As one might expect, greater
worker insecurities are also creating political pressures to
reduce the fierce global competition that has emerged in the wake
of our 1990s technology boom. Protectionist measures, I have no
doubt, could temporarily reduce some worker anxieties by
inhibiting these competitive forces. However, over the longer run
such actions would slow innovation and impede the rise in living
standards. They could not alter the eventual shifts in production
that owe to enormous changes in relative prices across the
economy. Protectionism might enable a worker in a declining
industry to hold onto his job longer. But would it not be better
for that worker to seek a new career in a more viable industry at
age 35 than to hang on until age 50, when alternative job
opportunities would be far scarcer and when the lifetime benefits
of additional education and training would be necessarily smaller?

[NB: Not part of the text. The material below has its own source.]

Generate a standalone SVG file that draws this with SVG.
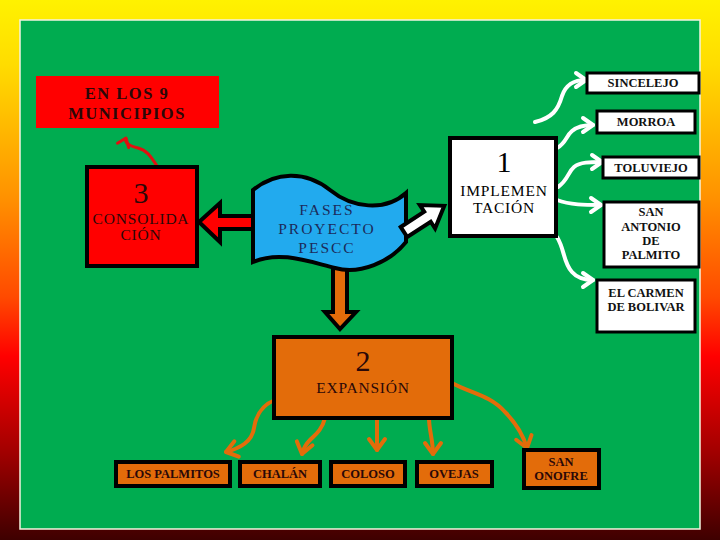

To be sure, assisting those who are already close to retirement in
failing industries is an imperative. But that can be readily
accomplished without distorting necessary capital flows to newer
technologies through protectionist measures. More generally, we
must ensure that our whole population receives an education that
will allow full participation in this dynamic period of American
economic history.
No doubt, in your communities
many workers may view the changing needs of their employers as a
threat to the security of their job; and perhaps students
preparing to enter the workforce see the demand for rising skills
as a hurdle too high to overcome with the limited resources
available to them. You, as community leaders, can continue to
explore ways of developing creative linkages between businesses
and educational institutions to better prepare students for the
rising demands of the workplace and to help workers, who must keep
up with those changing demands and who must cope with the
consequences of global competition, renew and upgrade their
skills.
As I indicated earlier, one
notable aspect of the remarkable performance of our economy in
recent years has been the substantial, and relatively broadly
based, rise in real income. During the past several years,
workers, including those at low end of the wage distribution, have
seen noticeable increases in the inflation-adjusted value of their
wages; more comprehensive Census Bureau figures on the real money
income of families also show gains in each quintile between 1996
and 1998, and presumably when the 1999 data become available
further improvement will be evident. These recent increases for
low-income workers, however, have not reversed the rise in wage
inequality that occurred during the 1980s and early 1990s when the
gap in wages between those at the top and the bottom of the
distribution was widening considerably. Nonetheless, the leveling
off in that disturbing trend is an encouraging sign of what can be
achieved if we can maintain strong and dynamic labor markets
accompanied by low inflation.
Of course, we need also to
consider trends in wealth, which, more fundamentally than earnings
or income, represent a measure of the ability of households to
consume. The Federal Reserve's Survey of Consumer Finances
indicates that the median real net worth of families increased
17-1/2 percent between 1995 and 1998. As one might expect, the
rising stock market coupled with the spreading ownership of
equities was an important factor. However, even in the face of the
strong aggregate trend, median net worth declined over this period
for families with incomes below $25,000, and medians for
non-whites and Hispanics were little changed.
That families with
low-to-moderate incomes and minorities did not appear to fully
benefit from the highly favorable economic developments of the
mid-1990s is, of course, troubling, and the survey results warrant
a closer look. In the details, we find that families with incomes
below $25,000 did increase their direct or indirect holdings of
stock, and more reported that they had a transactions account.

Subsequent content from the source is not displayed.